Dewan Rakyat Speaker Tan Sri Johari Abdul says the Parliamentary Services Act (PSA), aimed at granting autonomy to Parliament in managing its affairs, is expected to be tabled in the next sitting of Dewan Rakyat. - Bernama pic
Dewan Rakyat Speaker Tan Sri Johari Abdul says the Parliamentary Services Act (PSA), aimed at granting autonomy to Parliament in managing its affairs, is expected to be tabled in the next sitting of Dewan Rakyat. - Bernama pic

KUALA LUMPUR: The Parliamentary Services Act (PSA), aimed at granting autonomy to Parliament in managing its affairs, is expected to be tabled in the next sitting of Dewan Rakyat. 

Dewan Rakyat Speaker Tan Sri Johari Abdul confirmed that the Cabinet recently approved the matter.

"We will try to table it (the bill) latest during the third sitting. We tried to table it during the second sitting (current sitting) but the matter (draft of the bill) was just approved by the Cabinet. 

"Therefore we will see it (the tabling of the bill) by then (the third session of Dewan Rakyat)," he said in his speech during the launch of the 2023 Annual Report of the All-Party Parliamentary Group on Sustainable Development Goals (APPGM-SDG). 

Previously, Minister in the Prime Minister's Department (Law and Institutional Reform) Datuk Seri Azalina Othman Said had expressed hopes for PSA to materialise this year, stating that it was important for PSA to be enacted as it enables it to be more independent structurally.

The bill was also expected to be tabled during the current sitting in June. 
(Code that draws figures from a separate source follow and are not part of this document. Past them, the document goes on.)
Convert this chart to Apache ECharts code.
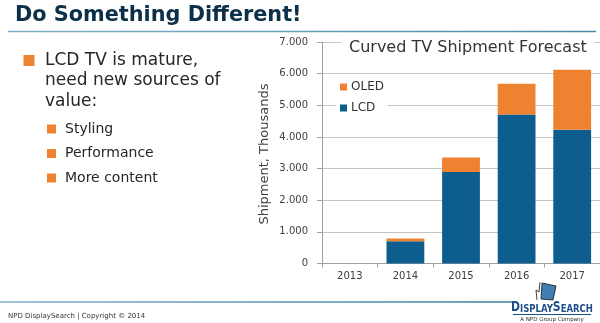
<!DOCTYPE html>
<html><head><meta charset="utf-8">
<script src="https://cdn.jsdelivr.net/npm/echarts@6/dist/echarts.min.js"></script>
<style>html,body{margin:0;padding:0;background:#fff}#c{width:600px;height:323px}</style>
</head><body><div id="c"></div>
<script>
const years = ['2013', '2014', '2015', '2016', '2017'];
const lcd = [0, 700, 2890, 4710, 4230];
const oled = [0, 90, 460, 970, 1890];
const yTicks = [0, 1000, 2000, 3000, 4000, 5000, 6000, 7000];

const FONT = 'DejaVu Sans';
const ORANGE = '#ef8230';
const BLUE = '#0d5e8f';
const TXT = '#262626';

const chart = echarts.init(document.getElementById('c'), null, {renderer: 'canvas'});

function fmt(v) { return String(v).replace(/\B(?=(\d{3})+(?!\d))/g, '.'); }

const bullets = [
  {t: 'LCD TV is mature,', y: 60.5, size: 17, sq: true},
  {t: 'need new sources of', y: 80.5, size: 17},
  {t: 'value:', y: 101.5, size: 17}
];
const subs = [
  {t: 'Styling', y: 129},
  {t: 'Performance', y: 153.5},
  {t: 'More content', y: 178}
];

const graphics = [];
// slide title
graphics.push({type: 'text', left: 15, top: 5, style: {text: 'Do Something Different!', font: 'bold 20.8px "DejaVu Sans"', fill: '#0d3049'}});
graphics.push({type: 'line', shape: {x1: 8, y1: 31.5, x2: 596, y2: 31.5},
  style: {lineWidth: 1.5, stroke: new echarts.graphic.LinearGradient(0, 0, 1, 0, [{offset: 0, color: '#7fb0c8'}, {offset: 1, color: '#4f88a8'}])}});
// bullets
bullets.forEach(b => {
  if (b.sq) graphics.push({type: 'rect', shape: {x: 23.5, y: 55, width: 11, height: 11}, style: {fill: ORANGE}});
  graphics.push({type: 'text', x: 45, y: b.y, style: {text: b.t, font: b.size + 'px "DejaVu Sans"', fill: TXT, verticalAlign: 'middle'}});
});
subs.forEach(b => {
  graphics.push({type: 'rect', shape: {x: 47, y: b.y - 4.5, width: 9, height: 9}, style: {fill: ORANGE}});
  graphics.push({type: 'text', x: 65, y: b.y, style: {text: b.t, font: '14px "DejaVu Sans"', fill: TXT, verticalAlign: 'middle'}});
});
// y axis name
graphics.push({type: 'text', x: 265, y: 154, rotation: Math.PI / 2,
  style: {text: 'Shipment, Thousands', font: '13px "DejaVu Sans"', fill: '#404040', align: 'center', verticalAlign: 'middle'}});
// footer
graphics.push({type: 'line', shape: {x1: 0, y1: 302, x2: 513, y2: 302},
  style: {lineWidth: 1.5, stroke: new echarts.graphic.LinearGradient(0, 0, 1, 0, [{offset: 0, color: '#7fb0c8'}, {offset: 1, color: '#3c7fa3'}])}});
graphics.push({type: 'text', x: 8, y: 316, style: {text: 'NPD DisplaySearch | Copyright \u00a9 2014', font: '7px "DejaVu Sans"', fill: '#333', verticalAlign: 'middle'}});
// logo
graphics.push({type: 'polygon', shape: {points: [[542, 283], [556, 286], [553, 300], [541, 299]]}, style: {fill: '#3f7fb3', stroke: '#111', lineWidth: 0.8}});
graphics.push({type: 'polyline', shape: {points: [[537, 300], [536, 290], [539, 292], [540, 282]]}, style: {stroke: '#111', lineWidth: 0.8, fill: null}});
graphics.push({type: 'text', x: 552, y: 307.5, scaleX: 0.86, style: {
  text: '{b|D}{s|ISPLAY}{b|S}{s|EARCH}', align: 'center', verticalAlign: 'middle',
  rich: {b: {fontFamily: 'DejaVu Sans Condensed', fontSize: 14, fontWeight: 'bold', fill: '#1d4e89', verticalAlign: 'bottom'},
         s: {fontFamily: 'DejaVu Sans Condensed', fontSize: 11, fontWeight: 'bold', fill: '#1d4e89', verticalAlign: 'bottom'}}}});
graphics.push({type: 'line', shape: {x1: 513, y1: 314.5, x2: 591, y2: 314.5}, style: {stroke: '#1d4e89', lineWidth: 1}});
graphics.push({type: 'text', x: 552, y: 320, style: {text: 'A NPD Group Company', font: '5.5px "DejaVu Sans"', fill: '#333', align: 'center', verticalAlign: 'middle'}});

const option = {
  animation: false,
  backgroundColor: '#fff',
  textStyle: {fontFamily: FONT},
  title: {
    text: 'Curved TV Shipment Forecast', left: 341, top: 37,
    padding: [3, 8], backgroundColor: '#fff',
    textStyle: {fontFamily: FONT, fontSize: 16, fontWeight: 'normal', color: '#333'}
  },
  legend: {
    data: ['OLED', 'LCD'], orient: 'vertical', left: 336, top: 77,
    icon: 'rect', itemWidth: 7, itemHeight: 7, itemGap: 9,
    padding: [4, 4], backgroundColor: '#fff',
    textStyle: {fontFamily: FONT, fontSize: 12, color: '#333', padding: [0, 0, 0, -1]}
  },
  grid: {left: 322, top: 42, width: 285, height: 221.5, containLabel: false},
  xAxis: {
    type: 'category', data: years,
    axisLine: {lineStyle: {color: '#a0a0a0'}},
    axisTick: {show: true, length: 4, lineStyle: {color: '#a0a0a0'}},
    axisLabel: {fontFamily: FONT, fontSize: 10, color: '#404040', margin: 8}
  },
  yAxis: {
    type: 'value', min: 0, max: 7000, interval: 1000,
    axisLine: {show: true, lineStyle: {color: '#a0a0a0'}},
    axisTick: {show: true, length: 5, lineStyle: {color: '#a0a0a0'}},
    splitLine: {lineStyle: {color: '#c4c4c4'}},
    axisLabel: {fontFamily: FONT, fontSize: 10, color: '#404040', margin: 14, formatter: fmt}
  },
  series: [
    {name: 'LCD', type: 'bar', stack: 's', data: lcd, barCategoryGap: '32%', itemStyle: {color: BLUE}},
    {name: 'OLED', type: 'bar', stack: 's', data: oled, barCategoryGap: '32%', itemStyle: {color: ORANGE}}
  ],
  graphic: graphics
};
chart.setOption(option);
</script></body></html>
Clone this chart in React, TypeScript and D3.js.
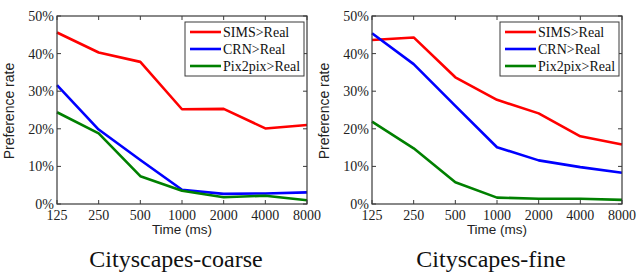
import React from 'react';
import * as d3 from 'd3';

// x categories (log2 spaced times)
const times = [125, 250, 500, 1000, 2000, 4000, 8000];
const yTicks = [0, 10, 20, 30, 40, 50];

const seriesNames = ['SIMS>Real', 'CRN>Real', 'Pix2pix>Real'];
const seriesColors = ['#ff0000', '#0000ff', '#008000'];

// Cityscapes-coarse
const coarseSims = [45.6, 40.3, 37.8, 25.2, 25.3, 20.1, 21.0];
const coarseCrn = [31.6, 19.8, 11.7, 3.8, 2.7, 2.8, 3.1];
const coarsePix = [24.4, 18.8, 7.4, 3.5, 1.8, 2.2, 1.0];

// Cityscapes-fine
const fineSims = [43.6, 44.3, 33.7, 27.7, 24.1, 18.0, 15.8];
const fineCrn = [45.4, 37.2, 26.1, 15.1, 11.6, 9.8, 8.3];
const finePix = [21.9, 14.8, 5.8, 1.7, 1.4, 1.4, 1.1];

const panels = [
  { title: 'Cityscapes-coarse', series: [coarseSims, coarseCrn, coarsePix] },
  { title: 'Cityscapes-fine', series: [fineSims, fineCrn, finePix] },
];

const serif = '"Liberation Serif", "DejaVu Serif", serif';
const sans = '"Liberation Sans", Arial, sans-serif';
const axisColor = '#3a3a3a';

interface PanelProps {
  left: number;
  title: string;
  series: number[][];
}

const Panel: React.FC<PanelProps> = ({ left, title, series }) => {
  const w = 250;
  const top = 16;
  const bottom = 204;
  const x = d3.scaleLog().base(2).domain([125, 8000]).range([left, left + w]);
  const y = d3.scaleLinear().domain([0, 50]).range([bottom, top]);
  const line = d3
    .line<number>()
    .x((_, i) => x(times[i]))
    .y((d) => y(d));

  const legX = left + 128;
  const legY = 22;

  return (
    <g>
      {/* series */}
      {series.map((vals, i) => (
        <path
          key={seriesNames[i]}
          d={line(vals) || ''}
          fill="none"
          stroke={seriesColors[i]}
          strokeWidth={2.6}
          strokeLinejoin="round"
        />
      ))}
      {/* frame */}
      <rect x={left} y={top} width={w} height={bottom - top} fill="none" stroke={axisColor} strokeWidth={1.2} />
      {/* y ticks */}
      {yTicks.map((t) => (
        <g key={`y${t}`}>
          <line x1={left} x2={left + 4} y1={y(t)} y2={y(t)} stroke={axisColor} />
          <line x1={left + w} x2={left + w - 4} y1={y(t)} y2={y(t)} stroke={axisColor} />
          <text
            x={left - 3}
            y={y(t) + 5}
            textAnchor="end"
            fontFamily={serif}
            fontSize={14}
            fill="#222"
          >
            {t}%
          </text>
        </g>
      ))}
      {/* x ticks */}
      {times.map((t) => (
        <g key={`x${t}`}>
          <line x1={x(t)} x2={x(t)} y1={bottom} y2={bottom - 4} stroke={axisColor} />
          <line x1={x(t)} x2={x(t)} y1={top} y2={top + 4} stroke={axisColor} />
          <text x={x(t)} y={bottom + 16} textAnchor="middle" fontFamily={serif} fontSize={14} fill="#222">
            {t}
          </text>
        </g>
      ))}
      <text
        x={left + w / 2}
        y={bottom + 30}
        textAnchor="middle"
        fontFamily={sans}
        fontSize={13.5}
        fill="#222"
      >
        Time (ms)
      </text>
      <text
        transform={`translate(${left - 43},${(top + bottom) / 2 + 1}) rotate(-90)`}
        textAnchor="middle"
        fontFamily={sans}
        fontSize={14}
        fill="#222"
      >
        Preference rate
      </text>
      {/* legend */}
      <rect x={legX} y={legY} width={w - 131} height={54} fill="#fff" stroke={axisColor} strokeWidth={1} />
      {seriesNames.map((name, i) => (
        <g key={name}>
          <line
            x1={legX + 5}
            x2={legX + 36}
            y1={legY + 10 + i * 17}
            y2={legY + 10 + i * 17}
            stroke={seriesColors[i]}
            strokeWidth={2.6}
          />
          <text x={legX + 38} y={legY + 15 + i * 17} fontFamily={serif} fontSize={14} fill="#111">
            {name}
          </text>
        </g>
      ))}
      <text
        x={left + w / 2 - 6}
        y={267}
        textAnchor="middle"
        fontFamily={serif}
        fontSize={24}
        fill="#111"
      >
        {title}
      </text>
    </g>
  );
};

const App: React.FC = () => {
  return (
    <svg
      width={639}
      height={272}
      style={{ position: 'absolute', left: 0, top: 0, background: '#fff' }}
    >
      {panels.map((p, i) => (
        <Panel key={p.title} left={i === 0 ? 57 : 372} title={p.title} series={p.series} />
      ))}
    </svg>
  );
};

export default App;
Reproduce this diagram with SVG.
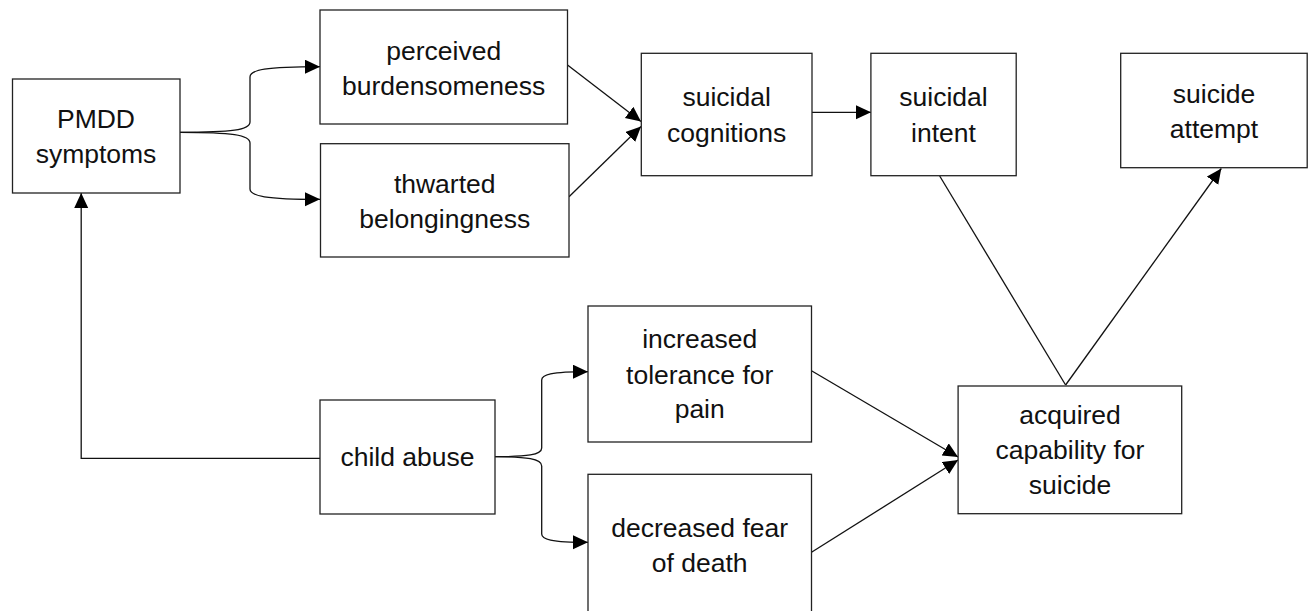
<svg xmlns="http://www.w3.org/2000/svg" width="1314" height="611" viewBox="0 0 1314 611">
<defs>
<marker id="ah" markerUnits="userSpaceOnUse" markerWidth="16" markerHeight="15" refX="15" refY="7" orient="auto" viewBox="0 0 16 15">
<path d="M0,0 L15,7 L0,14 z" fill="#000"/>
</marker>
<style>
rect{fill:#fff;stroke:#222;stroke-width:1.3}
text{font-family:"Liberation Sans",Arial,sans-serif;font-size:26.5px;fill:#111;text-anchor:middle}
.c path{fill:none;stroke:#111;stroke-width:1.3}
</style>
</defs>
<rect x="0" y="0" width="1314" height="611" style="fill:#fff;stroke:none"/>
<g class="c" id="connectors">
<path d="M180,132.3 C232,132.3 250,130 250,122 L250,77 C250,70 265,66.7 320,66.7" marker-end="url(#ah)"/>
<path d="M180,132.3 C232,132.3 250,135 250,143 L250,189 C250,196 265,199.3 320,199.3" marker-end="url(#ah)"/>
<path d="M567.5,65 L641,121.5" marker-end="url(#ah)"/>
<path d="M569,196.7 L641,126.5" marker-end="url(#ah)"/>
<path d="M812,112.3 L871,112.3" marker-end="url(#ah)"/>
<path d="M939.7,176 L1065.6,385"/>
<path d="M1065.6,385 L1221.3,168.5" marker-end="url(#ah)"/>
<path d="M320,458.3 L81.2,458.3 L81.2,193" marker-end="url(#ah)"/>
<path d="M495,456.7 C527,456.7 541.7,455 541.7,448 L541.7,380 C541.7,375 550,371.7 588,371.7" marker-end="url(#ah)"/>
<path d="M495,456.7 C527,456.7 541.7,459 541.7,466 L541.7,534 C541.7,539 550,542.3 588,542.3" marker-end="url(#ah)"/>
<path d="M811.5,370.7 L958.1,457" marker-end="url(#ah)"/>
<path d="M811.5,552.3 L958.1,460" marker-end="url(#ah)"/>
</g>
<g id="pmdd">
<rect x="12.5" y="79" width="167.5" height="114"/>
<text x="96" y="128">PMDD</text>
<text x="96" y="163">symptoms</text>
</g>
<g id="perceived">
<rect x="320" y="10" width="247.5" height="114"/>
<text x="443.7" y="59.5">perceived</text>
<text x="443.7" y="94.8">burdensomeness</text>
</g>
<g id="thwarted">
<rect x="320.5" y="143.7" width="248.5" height="113.3"/>
<text x="444.7" y="192.7">thwarted</text>
<text x="444.7" y="227.7">belongingness</text>
</g>
<g id="cognitions">
<rect x="641.3" y="53.3" width="170.7" height="122.4"/>
<text x="726.6" y="106">suicidal</text>
<text x="726.6" y="141.7">cognitions</text>
</g>
<g id="intent">
<rect x="870.9" y="53.3" width="145.3" height="122.4"/>
<text x="943.5" y="106">suicidal</text>
<text x="943.5" y="141.7">intent</text>
</g>
<g id="attempt">
<rect x="1120.7" y="53.3" width="186.5" height="114.4"/>
<text x="1214" y="102.7">suicide</text>
<text x="1214" y="137.7">attempt</text>
</g>
<g id="childabuse">
<rect x="320" y="400" width="175" height="114"/>
<text x="407.5" y="465.7">child abuse</text>
</g>
<g id="increased">
<rect x="588" y="306" width="223.5" height="136"/>
<text x="699.7" y="348.3">increased</text>
<text x="699.7" y="384.3">tolerance for</text>
<text x="699.7" y="418.3">pain</text>
</g>
<g id="decreased">
<rect x="588" y="474.3" width="223.5" height="160"/>
<text x="699.7" y="537.3">decreased fear</text>
<text x="699.7" y="571.7">of death</text>
</g>
<g id="acquired">
<rect x="958.1" y="386" width="223.6" height="127.7"/>
<text x="1070" y="424">acquired</text>
<text x="1070" y="459.3">capability for</text>
<text x="1070" y="494.3">suicide</text>
</g>
</svg>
PSA was introduced in 1963 to allow Parliament to act as an independent body and manage its own affairs, including hiring and finances, but was repealed in 1992.

On March 13, Azalina told Parliament that the bill was nearing completion and the Act was 90 per cent ready. 

In February, Johari said the bill might be tabled during this current sitting as the draft of the bill was ready, but some matters needed to be ironed out before it could be tabled. 

Calls to revive the law had been aired for a few years among members of parliament, including former Senate president Tan Sri Rais Yatim.